Ever heard the fable of the chicken and the pig? It’s used in the business world as a metaphor for commitment to a project or cause.
We’ll share our version of the story:
There once was a chicken and a pig and they lived together on a farm. One day, the chicken shared a proposition with the pig. He said, “Hey, I love food. You love food. Let’s start a restaurant.”
Taking a minute to let the idea sink in a bit, the pig responded with a tactical question, “Okay, what would we serve?” The chicken replied, “I’ll provide the eggs and you can provide the bacon.” With a chagrined look on his face, the pig said, “No thank you. You’d only be involved, but I’d be committed.”
It’s short. It’s a bit cute. And you walk away wondering, “Am I a chicken or a pig?”
How Do You Get Your Relationship Managers Committed?
We’ve recently written about the importance of building a pricing ecosystem at your bank and about the best way to approach the difficult process of innovation. Implementing new solutions can become an even more daunting task when there is hesitation from those who will be using the new solution every day.

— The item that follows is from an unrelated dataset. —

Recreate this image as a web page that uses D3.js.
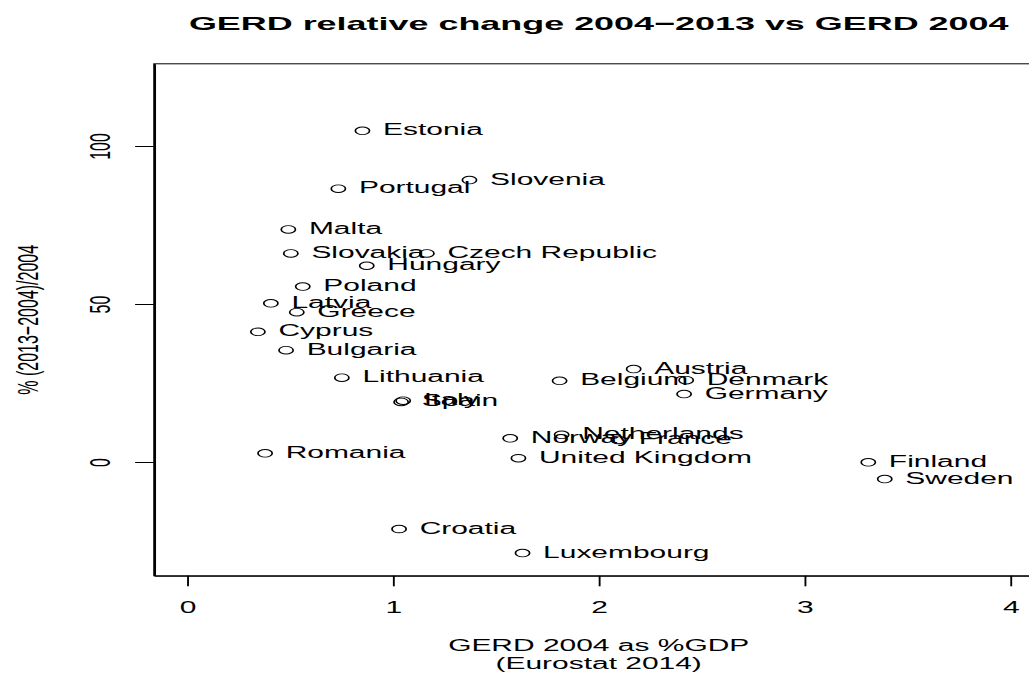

Over the years, we’ve implemented hundreds of solutions, and our best advice: Bring your relationship managers into the buying process early on. In other words, turn them from chickens into pigs.
Having their input at the early stages means not only an easier buying process, but also an easier implementation.
When relationship managers feel like they helped choose the product and that their opinions mattered, they will be far more likely to rally excitement throughout the organization during the implementation process. They’ll also be familiar with the solution, so when the vendor comes in to train they won’t be blindsided by what’s being presented. They’ll ask the right questions and the time will be spent digging deeper on what matters to them, as opposed to recapping what should’ve already been discussed.
Yes, in theory early buy-in sounds great. But how do you get it done? A client of ours went about it in a way that we’ve now built into our own sales process. Here’s his story:
Dan, head of commercial banking at a $7B bank, wanted to replace the outdated model his bank was using. The bank hated the model, but at the time it was better than nothing at all.
Dan knew he needed something to replace the outdated system and he needed something quick. However, there were major concerns that the relationship managers wouldn’t be open to a new pricing system, because they had such a bad taste in their mouths from the one they’d been using. Also, they’d been working in a culture where the back of the bank wanted full control of pricing and the RMs were wary that management might bring in another way to keep them corralled.
In order to get the RMs’ approval, Dan set up a demo and only brought his top relationship managers into the room (hoping that the 80/20 rule would play out).
Dan left the room while the demo was in session and when he came back he asked his relationship managers these two questions:
1. Will you use this?
2. Will it help you improve your deals?
To which, there was a resounding, “Yes.” Dan said, “Great, now go back to your desks and send me that, verbatim, in an email.”
Dan used their input in multiple ways. One, as a means to get the organization to buy into the solution. He could show that the relationship managers wanted it, and would use it to improve their deals.
Second, to get his once leery RMs committed. But it was commitment through empowerment, because his RMs helped make the choice to add the pricing solution.
Dan and his bank went on to enjoy success and growth. The relationship managers were happy with the solution and were using it to win more profitable deals – just as the bank had hoped.